Lettre de Charlotte Gainsbourg
Paris 7ème. 5 bis rue de Verneuil. Un hôtel particulier. Pas n’importe lequel. Son hôtel particulier. Mon père. Sa vie. Ses femmes, ses enfants, sa famille, ses amis. Son œuvre.
Lieu de vie. Lieu d’inspiration, de création.
Plusieurs époques se déclinent.
Fin 60. Mon père rencontre ma mère à Paris. Il vient d’acheter une maison à une adresse qui s’est imposée dès le départ. Une lubie. Les travaux ont commencé. Ils s’installent à trois. Ma mère, mon père et Kate, la fille de ma mère et de John Barry.
Les années 70. Ma naissance. Une vie de famille sans doute pas ordinaire. De mon point de vue, simplement une vie à quatre.

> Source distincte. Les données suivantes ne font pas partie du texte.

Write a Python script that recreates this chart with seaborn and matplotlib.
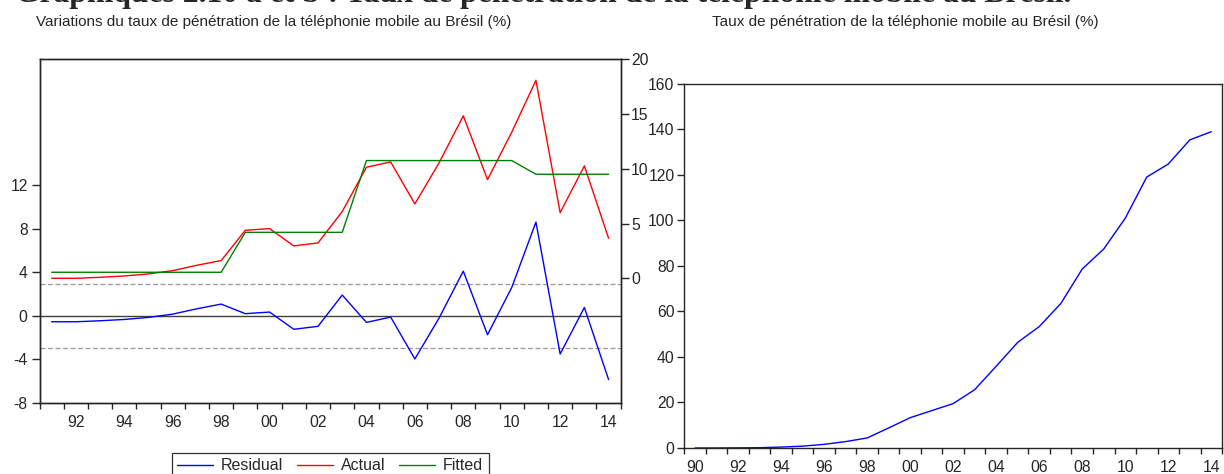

Puis leur séparation. Les années 80. Vient une nouvelle femme. Bambou. Mes visites du weekend. La naissance de Lulu. Et peu à peu sa vie de célibataire, fin 80 début 90. La mort de mon père en 91.
De « Melody Nelson » à « You’re Under Arrest ». Les murs ont vécu. Ses habitudes. Son goût du détail. Esthète. Maniaque. Sa solitude aussi. Un lieu auquel il tentait d’échapper en faisant des séjours réguliers à l’hôtel Raphaël, à quelques minutes en taxi. Une respiration face à ce lieu chargé de souvenirs.
Et aujourd’hui ? Je me souviens.
L’enfance, un peu à l’écart… dans la nursery. Le salon n’est qu’une pièce qu’on traverse, Kate et moi. Les sons du piano sont lointains. Après la séparation de mes parents, j’ai une deuxième vie. Celle des weekends chez mon père. Des habitudes de petite fille gâtée. On regarde des films en boucle sur son grand écran au pied du lit. Filmographie sélectionnée avec passion. Le cinéma américain. Des cassettes imports sans sous-titres qu’il est fier d’acheter sur les Champs-Élysées. Les westerns, les Laurel et Hardy, les Chaplin, les films d’horreur, les vieux Disney, les comédies italiennes aussi. On dort à trois dans son lit de 2 mètres sur 2. Bambou au milieu.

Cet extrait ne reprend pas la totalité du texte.